Written task:
Print word for word the first line of the listing below and every line after it, through the line with "const xLabelSpaced = [false, false, true, true];". Leave out the pictures and the rest.

Recorded data:
★ ★ ★ ★ ★ ★ ★

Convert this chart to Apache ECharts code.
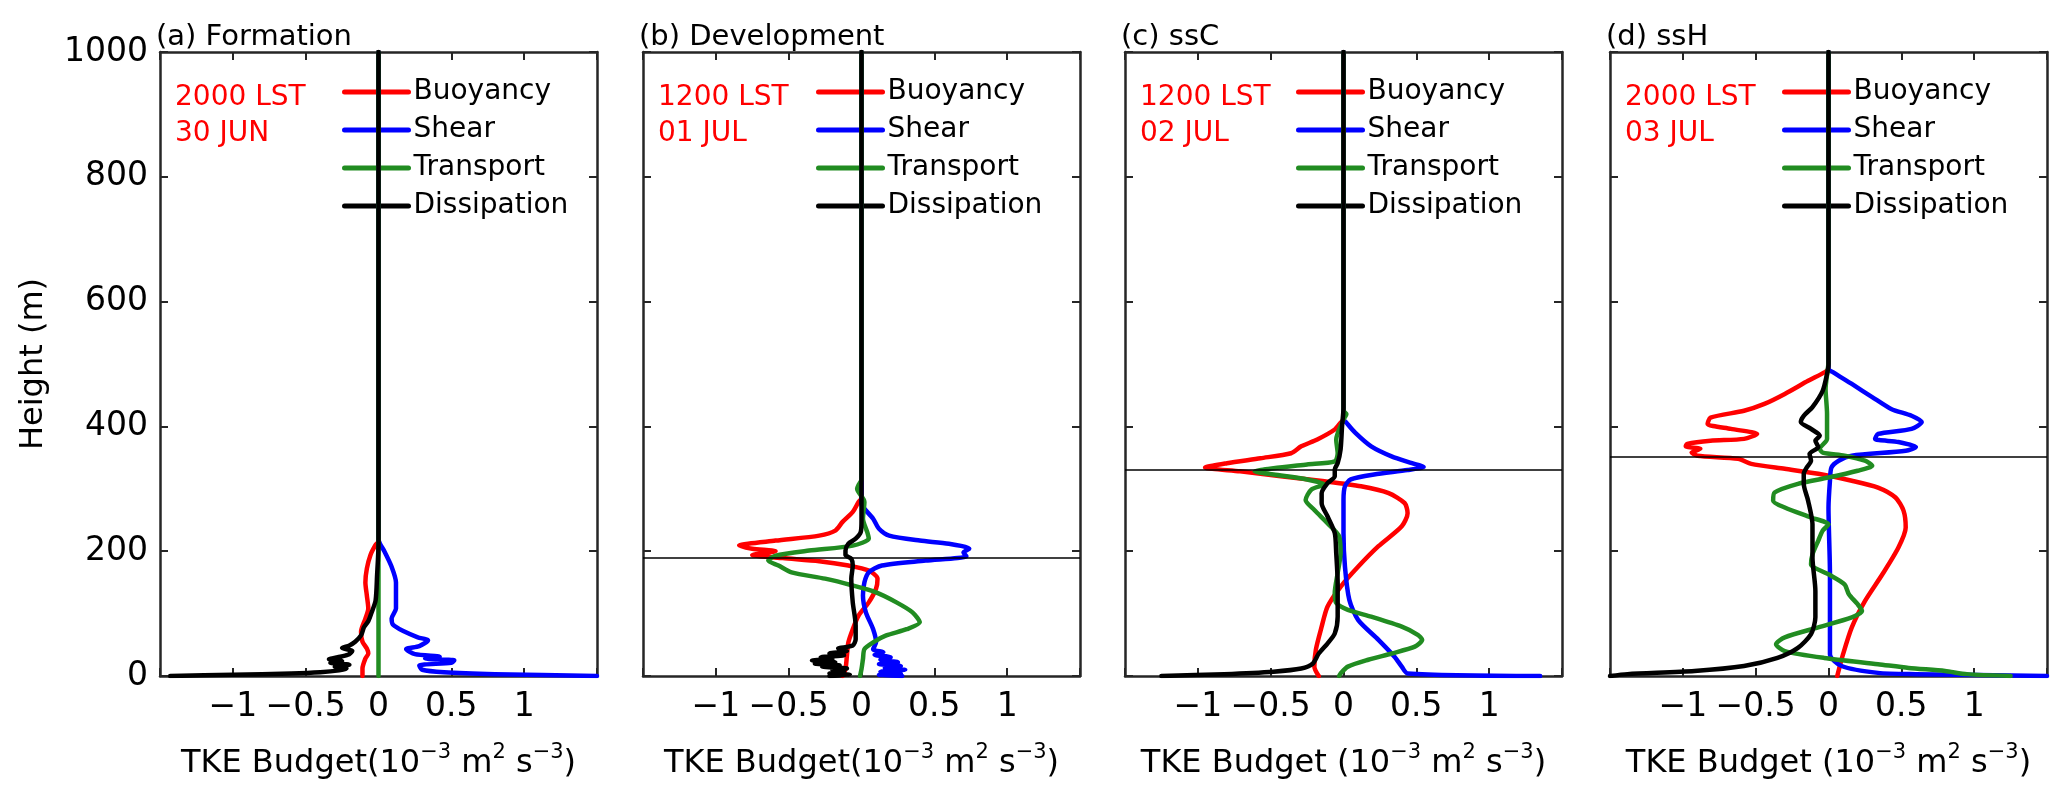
<!DOCTYPE html>
<html><head><meta charset="utf-8">
<script src="https://cdn.jsdelivr.net/npm/echarts@6/dist/echarts.min.js"></script>
<style>html,body{margin:0;padding:0;background:#fff}#c{width:2067px;height:802px}</style>
</head><body><div id="c"></div>
<script>
// ---------- data ----------
const panelTitles = ['(a) Formation', '(b) Development', '(c) ssC', '(d) ssH'];
const timeLabels = ['2000 LST\n30 JUN', '1200 LST\n01 JUL', '1200 LST\n02 JUL', '2000 LST\n03 JUL'];
const seriesNames = ['Buoyancy', 'Shear', 'Transport', 'Dissipation'];
const xTickLabels = [-1, -0.5, 0, 0.5, 1];
const yTickLabels = [0, 200, 400, 600, 800, 1000];
const pblHeights = [null, 189, 331, 352];
const xLabelSpaced = [false, false, true, true];

// [budget value (1e-3 m2 s-3), height (m)]
const aBuoyancy = [[-0.11,0],[-0.11,12],[-0.09,28],[-0.07,36],[-0.08,44],[-0.11,55],[-0.12,71],[-0.09,92],[-0.07,108],[-0.08,129],[-0.09,150],[-0.08,172],[-0.055,194],[-0.02,210],[0,216],[0,1000]];
const aShear = [[1.5,0],[0.8,3],[0.45,6],[0.3,10],[0.28,17],[0.5,21],[0.52,25],[0.32,28],[0.42,31],[0.25,35],[0.19,43],[0.28,48],[0.34,57],[0.27,62],[0.17,72],[0.1,82],[0.09,92],[0.12,108],[0.12,130],[0.12,150],[0.09,175],[0.04,200],[0.01,212],[0,220],[0,1000]];
const aTransport = [[0,0],[0,300],[0,1000]];
const aDissipation = [[-1.43,0],[-1.0,2],[-0.6,4],[-0.4,6],[-0.27,9],[-0.22,12],[-0.3,15],[-0.2,18],[-0.33,21],[-0.25,24],[-0.34,27],[-0.28,30],[-0.21,34],[-0.18,40],[-0.25,45],[-0.2,49],[-0.16,55],[-0.12,65],[-0.1,78],[-0.07,88],[-0.05,100],[-0.02,121],[-0.01,160],[0,212],[0,1000]];

const bBuoyancy = [[-0.13,0],[-0.11,11],[-0.1,33],[-0.09,54],[-0.06,75],[-0.02,97],[0.05,118],[0.10,140],[0.11,156],[0.05,169],[-0.09,177],[-0.29,184],[-0.54,189],[-0.75,194],[-0.59,200],[-0.75,204],[-0.84,209],[-0.59,217],[-0.29,225],[-0.18,233],[-0.13,247],[-0.06,263],[-0.02,279],[0,285],[0,1000]];
const bShear = [[0.28,0],[0.12,2],[0.27,4],[0.13,7],[0.3,10],[0.16,13],[0.27,16],[0.12,19],[0.25,22],[0.13,26],[0.2,30],[0.09,34],[0.15,38],[0.08,43],[0.10,54],[0.08,75],[0.03,102],[0.01,129],[0.02,150],[0.05,166],[0.14,177],[0.44,185],[0.72,192],[0.70,198],[0.74,204],[0.60,212],[0.40,217],[0.19,225],[0.12,236],[0.08,252],[0.02,268],[0,275],[0,1000]];
const bTransport = [[-0.01,0],[0,11],[0.01,27],[0.02,43],[0.08,54],[0.17,65],[0.31,75],[0.40,86],[0.35,102],[0.24,118],[0.10,134],[-0.06,145],[-0.25,156],[-0.48,166],[-0.57,177],[-0.64,185],[-0.59,193],[-0.36,201],[-0.06,209],[0.05,220],[0.04,230],[0.01,252],[0.02,279],[-0.03,300],[-0.02,306],[0,315],[0,1000]];
const bDissipation = [[-0.22,0],[-0.08,2],[-0.22,4],[-0.12,7],[-0.2,10],[-0.1,12],[-0.27,15],[-0.15,17],[-0.32,20],[-0.18,22],[-0.34,25],[-0.2,27],[-0.28,30],[-0.12,33],[-0.22,36],[-0.1,40],[-0.16,44],[-0.06,49],[-0.04,59],[-0.04,81],[-0.06,118],[-0.07,156],[-0.06,177],[-0.07,188],[-0.11,194],[-0.11,201],[-0.09,212],[-0.04,220],[-0.005,231],[0,250],[0,1000]];

const cBuoyancy = [[-0.17,0],[-0.20,15],[-0.19,42],[-0.15,79],[-0.11,111],[-0.02,143],[0.10,175],[0.24,208],[0.40,240],[0.44,261],[0.42,277],[0.31,293],[0.12,304],[-0.13,312],[-0.43,320],[-0.71,328],[-0.95,334],[-0.80,341],[-0.57,349],[-0.36,357],[-0.29,368],[-0.18,379],[-0.06,395],[-0.02,406],[0,412],[0,1000]];
const cShear = [[1.35,0],[0.44,4],[0.40,15],[0.35,31],[0.24,58],[0.10,90],[0.04,122],[0.01,175],[0,229],[0,282],[0.01,304],[0.05,315],[0.21,323],[0.44,330],[0.55,335],[0.47,341],[0.33,352],[0.19,368],[0.08,390],[0.02,406],[0,412],[0,1000]];
const cTransport = [[-0.03,0],[-0.02,4],[0.03,15],[0.17,26],[0.33,36],[0.49,47],[0.54,58],[0.51,66],[0.40,79],[0.19,95],[0.03,106],[-0.05,117],[-0.06,133],[-0.04,165],[-0.02,197],[-0.03,224],[-0.11,245],[-0.20,266],[-0.26,282],[-0.22,299],[-0.13,307],[-0.25,315],[-0.48,323],[-0.61,328],[-0.48,333],[-0.25,339],[-0.06,344],[-0.04,357],[-0.05,379],[0,411],[0.02,420],[0,425],[0,1000]];
const cDissipation = [[-1.25,0],[-0.82,3],[-0.48,7],[-0.29,12],[-0.21,20],[-0.17,36],[-0.11,52],[-0.06,68],[-0.04,95],[-0.04,149],[-0.05,197],[-0.06,229],[-0.11,256],[-0.15,277],[-0.15,293],[-0.11,309],[-0.06,320],[-0.06,331],[-0.04,341],[-0.02,363],[-0.01,400],[0,430],[0,1000]];

const dBuoyancy = [[0.06,0],[0.10,35],[0.16,78],[0.25,120],[0.37,163],[0.48,206],[0.53,238],[0.515,265],[0.46,286],[0.34,302],[0.16,313],[-0.07,324],[-0.30,332],[-0.53,340],[-0.62,348],[-0.90,353],[-0.94,358],[-0.88,364],[-0.98,368],[-0.97,372],[-0.81,377],[-0.58,380],[-0.49,388],[-0.67,396],[-0.83,404],[-0.81,414],[-0.58,425],[-0.44,436],[-0.30,452],[-0.14,473],[-0.025,487],[0,492],[0,1000]];
const dShear = [[1.5,0],[0.6,3],[0.34,5],[0.09,16],[0.01,35],[0.01,163],[0,270],[0.01,313],[0.02,334],[0.07,345],[0.16,353],[0.53,361],[0.60,367],[0.48,375],[0.32,380],[0.34,388],[0.57,396],[0.64,407],[0.57,417],[0.43,428],[0.30,447],[0.16,468],[0.03,487],[0,492],[0,1000]];
const dTransport = [[1.25,0],[0.95,3],[0.80,8],[0.55,13],[0.34,19],[-0.03,29],[-0.30,40],[-0.36,51],[-0.30,62],[-0.07,78],[0.16,94],[0.23,104],[0.20,115],[0.14,131],[0.11,147],[0,163],[-0.12,179],[-0.11,195],[-0.07,217],[-0.04,233],[0,243],[-0.12,254],[-0.30,270],[-0.38,281],[-0.37,294],[-0.21,308],[0,318],[0.20,329],[0.30,337],[0.25,345],[0.11,353],[-0.04,358],[-0.06,364],[-0.01,380],[-0.01,420],[-0.02,460],[0,505],[0,1000]];
const dDissipation = [[-1.5,0],[-1.38,3],[-0.92,8],[-0.58,16],[-0.35,29],[-0.21,45],[-0.12,67],[-0.09,94],[-0.09,136],[-0.11,190],[-0.11,243],[-0.14,281],[-0.17,308],[-0.17,324],[-0.15,334],[-0.12,345],[-0.13,356],[-0.07,367],[-0.09,377],[-0.06,385],[-0.12,396],[-0.19,407],[-0.17,417],[-0.11,431],[-0.04,457],[-0.01,484],[0,500],[0,1000]];

const panelData = [
  [aBuoyancy, aShear, aTransport, aDissipation],
  [bBuoyancy, bShear, bTransport, bDissipation],
  [cBuoyancy, cShear, cTransport, cDissipation],
  [dBuoyancy, dShear, dTransport, dDissipation]
];

// ---------- layout / style ----------
const FONT = 'DejaVu Sans';
const lineColors = ['#ff0000', '#0000ff', '#218c21', '#000000'];
const gridLeft = [160, 643, 1125, 1610];
const gridTop = 52, gridW = 437, gridH = 624;
const legendLeft = [342, 816, 1296, 1782];
const axisColor = '#262626';

function fmtTick(v) {
  if (!xTickLabels.includes(v)) return '';
  return v < 0 ? '\u2212' + Math.abs(v) : String(v);
}

const grids = [], xAxes = [], yAxes = [], series = [], titles = [], legends = [];
for (let i = 0; i < 4; i++) {
  grids.push({ left: gridLeft[i], top: gridTop, width: gridW, height: gridH });
  const common = {
    type: 'value', gridIndex: i, min: -1.5, max: 1.5, interval: 0.5,
    splitLine: { show: false },
    axisLine: { show: true, onZero: false, lineStyle: { color: axisColor, width: 2.5 } },
    axisTick: { show: true, inside: true, length: 8, lineStyle: { color: axisColor, width: 2 } }
  };
  const sp = xLabelSpaced[i] ? ' ' : '';
  xAxes.push(Object.assign({}, common, {
    position: 'bottom',
    axisLabel: { show: true, formatter: fmtTick, fontSize: 33, color: '#000', fontFamily: FONT, margin: 15, showMinLabel: true, showMaxLabel: true },
    name: '{n|TKE Budget' + sp + '(10}{s|\u22123}{n| m}{s|2}{n| s}{s|\u22123}{n|)}',
    nameLocation: 'middle', nameGap: 66,
    nameTextStyle: {
      rich: {
        n: { fontSize: 32, lineHeight: 44, color: '#000', fontFamily: FONT },
        s: { fontSize: 21, lineHeight: 16, verticalAlign: 'top', color: '#000', fontFamily: FONT }
      }
    }
  }));
  xAxes.push(Object.assign({}, common, { position: 'top', axisLabel: { show: false } }));
  const ycommon = {
    type: 'value', gridIndex: i, min: 0, max: 1000, interval: 200,
    splitLine: { show: false },
    axisLine: { show: true, onZero: false, lineStyle: { color: axisColor, width: 2.5 } },
    axisTick: { show: true, inside: true, length: 8, lineStyle: { color: axisColor, width: 2 } }
  };
  yAxes.push(Object.assign({}, ycommon, {
    position: 'left',
    axisLabel: { show: i === 0, fontSize: 33, color: '#000', fontFamily: FONT, margin: 12,
      formatter: v => yTickLabels.includes(v) ? String(v) : '' },
    name: i === 0 ? 'Height (m)' : '', nameLocation: 'middle', nameGap: 110,
    nameTextStyle: { fontSize: 32, color: '#000', fontFamily: FONT }
  }));
  yAxes.push(Object.assign({}, ycommon, { position: 'right', axisLabel: { show: false } }));

  for (let j = 0; j < 4; j++) {
    const s = {
      type: 'line', name: seriesNames[j], xAxisIndex: 2 * i, yAxisIndex: 2 * i,
      data: panelData[i][j], symbol: 'none', showSymbol: false, animation: false,
      smooth: 0.25,
      color: lineColors[j],
      lineStyle: { color: lineColors[j], width: 4.5, join: 'round', cap: 'round' },
      z: 2 + j * 0.01
    };
    if (j === 3 && pblHeights[i] !== null) {
      s.markLine = {
        silent: true, animation: false, symbol: ['none', 'none'],
        label: { show: false },
        lineStyle: { color: '#000', width: 1.5, type: 'solid' },
        data: [{ yAxis: pblHeights[i] }]
      };
    }
    series.push(s);
  }

  titles.push({
    text: panelTitles[i], left: gridLeft[i] - 4, top: 20, padding: 0,
    textStyle: { fontSize: 29, fontWeight: 'normal', color: '#000', fontFamily: FONT, lineHeight: 34 }
  });
  titles.push({
    text: timeLabels[i], left: gridLeft[i] + 15, top: 80, padding: 0,
    textStyle: { fontSize: 28, fontWeight: 'normal', color: '#ff0000', fontFamily: FONT, lineHeight: 36 }
  });
  legends.push({
    data: seriesNames, left: legendLeft[i], top: 77, orient: 'vertical', padding: 0,
    itemWidth: 64, itemHeight: 30, itemGap: 8, selectedMode: false, z: 1,
    itemStyle: { opacity: 0, borderWidth: 0 },
    lineStyle: { width: 5 },
    textStyle: { fontSize: 28, lineHeight: 30, color: '#000', fontFamily: FONT }
  });
}

const chart = echarts.init(document.getElementById('c'), null, { renderer: 'canvas' });
chart.setOption({
  backgroundColor: '#fff',
  animation: false,
  title: titles,
  legend: legends,
  grid: grids,
  xAxis: xAxes,
  yAxis: yAxes,
  series: series
});
</script>
</body></html>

★ ★ ★ ★ ★ ★ ★

Result for this task:
Convert this chart to Apache ECharts code.
<!DOCTYPE html>
<html><head><meta charset="utf-8">
<script src="https://cdn.jsdelivr.net/npm/echarts@6/dist/echarts.min.js"></script>
<style>html,body{margin:0;padding:0;background:#fff}#c{width:2067px;height:802px}</style>
</head><body><div id="c"></div>
<script>
// ---------- data ----------
const panelTitles = ['(a) Formation', '(b) Development', '(c) ssC', '(d) ssH'];
const timeLabels = ['2000 LST\n30 JUN', '1200 LST\n01 JUL', '1200 LST\n02 JUL', '2000 LST\n03 JUL'];
const seriesNames = ['Buoyancy', 'Shear', 'Transport', 'Dissipation'];
const xTickLabels = [-1, -0.5, 0, 0.5, 1];
const yTickLabels = [0, 200, 400, 600, 800, 1000];
const pblHeights = [null, 189, 331, 352];
const xLabelSpaced = [false, false, true, true];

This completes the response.